The kiwi was last traded at $0.7801, having posted on Friday its largest weekly loss in nearly two years. Immediate support was found at $0.7760 and resistance at $0.7860.

"The main reason for this is likely to be continuing market expectations the Fed will start tapering QE (quantitative easing) in September," said Westpac senior currency strategist Imre Speizer in a commentary.

"There's also the RBNZ's (Reserve Bank of New Zealand) newly announced macro-prudential restrictions which could temporarily curb the housing market and credit growth during the next few months."

The market mood was not improved by data showing a trade deficit of NZ$774 million for July, the worst since September last year, driven by several significant big ticket items. The annual deficit more than doubled.

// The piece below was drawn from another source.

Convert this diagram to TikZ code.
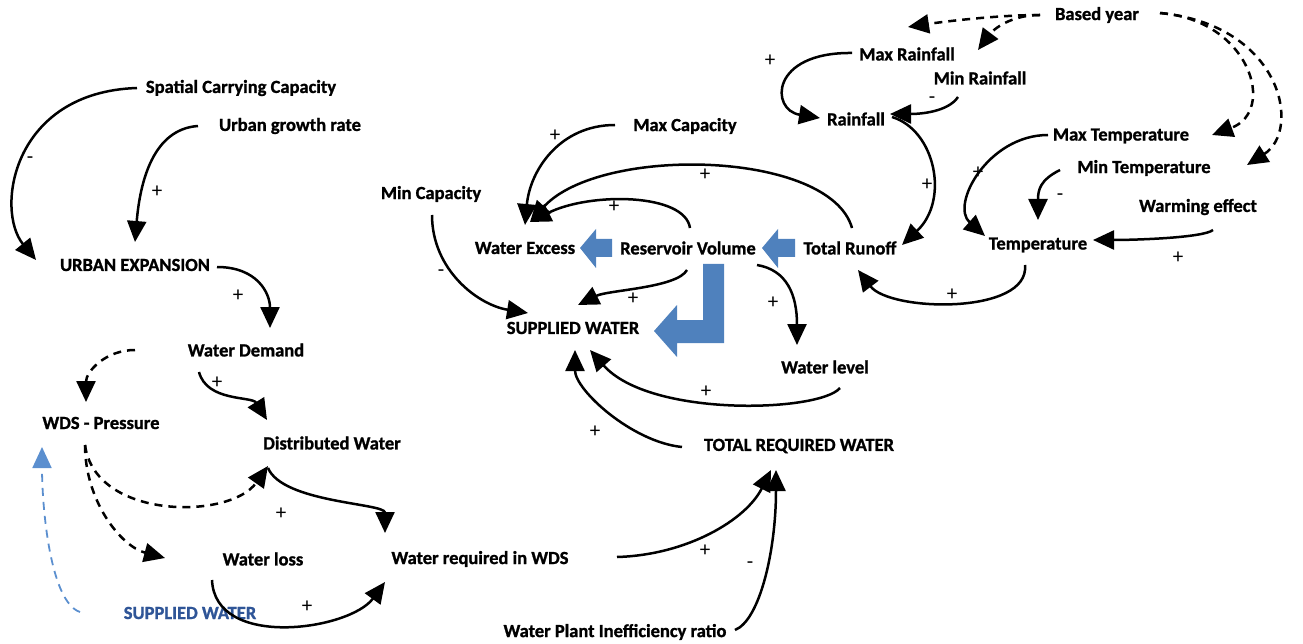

The data calendar this week is light with a business sentiment survey on Thursday, and building consents the main releases.

Speizer said a fall of the kiwi towards the low 70 NZ cents region was likely if the Fed announces significant tapering. If the Fed went more slowly, then the currency could head back towards $0.8400-0.8500.

New Zealand government bonds were trading with a bid tone that saw yields 5 basis points lower along the curve.

Australian government bond futures rose, pulling away from multi-week lows reached last week. The three-year bond contract added 3 ticks to 97.180, while the 10-year contract gained 6.5 ticks to 96.010.